Singapore has recently overtaken the US as the second destination for India-based firms who are looking into overseas expansion. The island state is poised to catch up to the tiny Republic of Mauritius, which holds the title rank for being the most preferred business destination because of its advantageous tax treaties with India.
A number of India’s big-name companies are eyeing Singapore for global expansion. In 2011, Tata Communications, one of India’s largest telecommunications company, has established a S$210 million facility in Singapore. The telecommunications company is also planning to invest an additional SG $440 million in phases in the next several years.
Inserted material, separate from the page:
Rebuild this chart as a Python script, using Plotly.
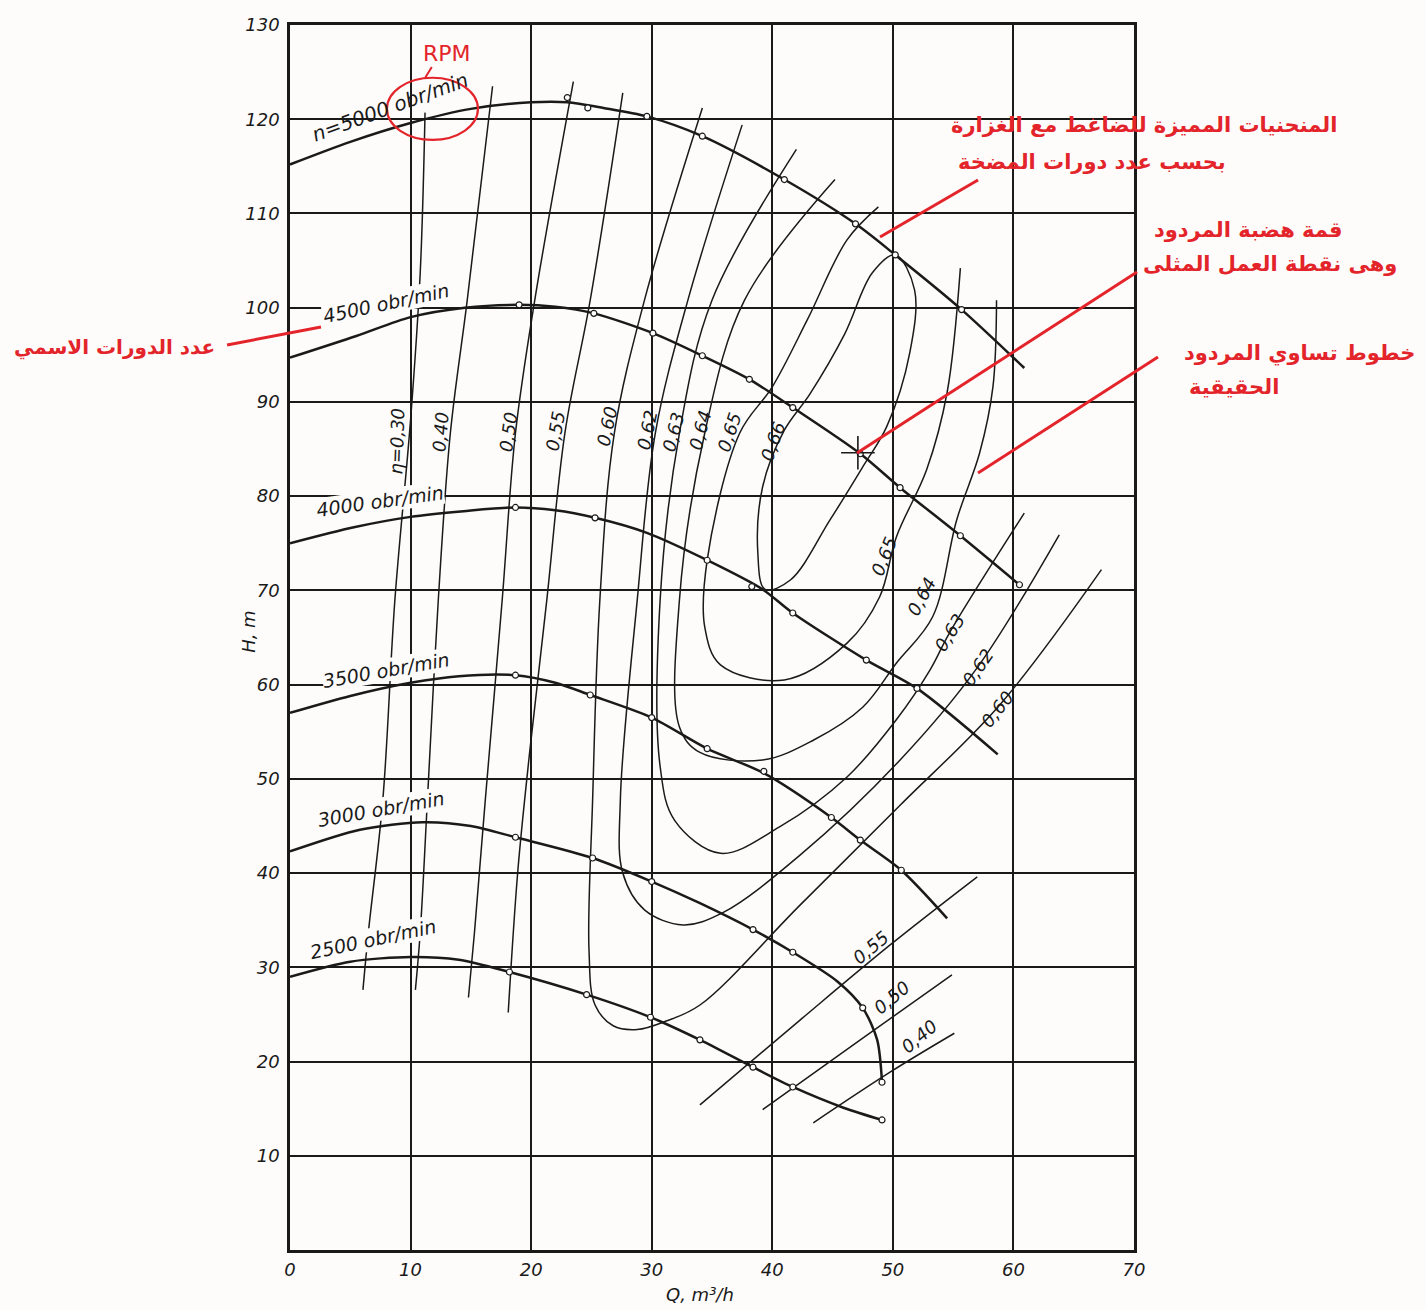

Singapore’s favorable tax agreement with India, which relieves foreign-based companies of double taxation, allows Indian companies to maximize their profits and focus on expanding their operations in the country. This has paved the way for more companies to head over to the island state. Based on statistics, establishments owned by Indian entities have grown by fourfold to over 4,000 since the last decade.
India’s corporate tax rate is pegged at 30.9% for revenues amounting to INR 10 million. The Indian government also imposes capital gains or dividends tax on India-based firms which is not the case in Singapore.
Aside from its strategic location and open economic environment, Singapore has a simplified and fairly low corporate tax system that was established in the interest of foreign investors. The country imposes a flat corporate income tax rate of 17% for all profits exceeding SG $300,000. Generally, the corporate tax rate for companies with profits amounting to SG $300,000 during the year of assessment is 8.5%.